Telling stories is one of the things that makes us human. We use stories to make sense of the world around us, which is why hearing the tales of another culture is such a powerful experience: it lets us see the world through someone else’s eyes.
At Uluru, there are plenty of opportunities to hear stories that you may never have heard before - for instance, the tales of Kuniya the sand python and Liru the poisonous snake, and the battles they fought that literally shaped the lands around them. Those small holes stippling the face of Uluru, for instance? They are the impact wounds left by spears thrown by Liru.
Some stories are best told in the place where they occurred. Take a guided walk along the base of Uluru and you will find that every cave and every waterhole is the setting for a different story. Or sign up for a free bush yarn session in the resort’s Circle of Sand to hear tales of brave hunters and how they wielded their spears, their clubs and their boomerangs against their enemies.
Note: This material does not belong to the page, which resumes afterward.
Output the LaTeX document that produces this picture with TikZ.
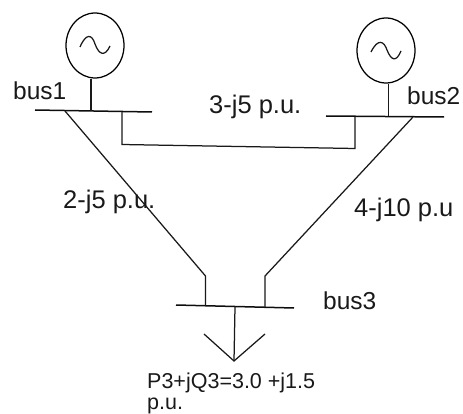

The Anangu don’t just tell stories, they also paint them. The rock art of Central Australia recounts the stories of the Anangu as vividly as any medieval painted manuscript. One of Australia’s best collections of rock art can be seen on a day trip to Cave Hill. This little-visited site contains spectacular rock paintings done in startlingly bright colours, which recount the adventures of seven sisters chased by the hunter Wati Neru.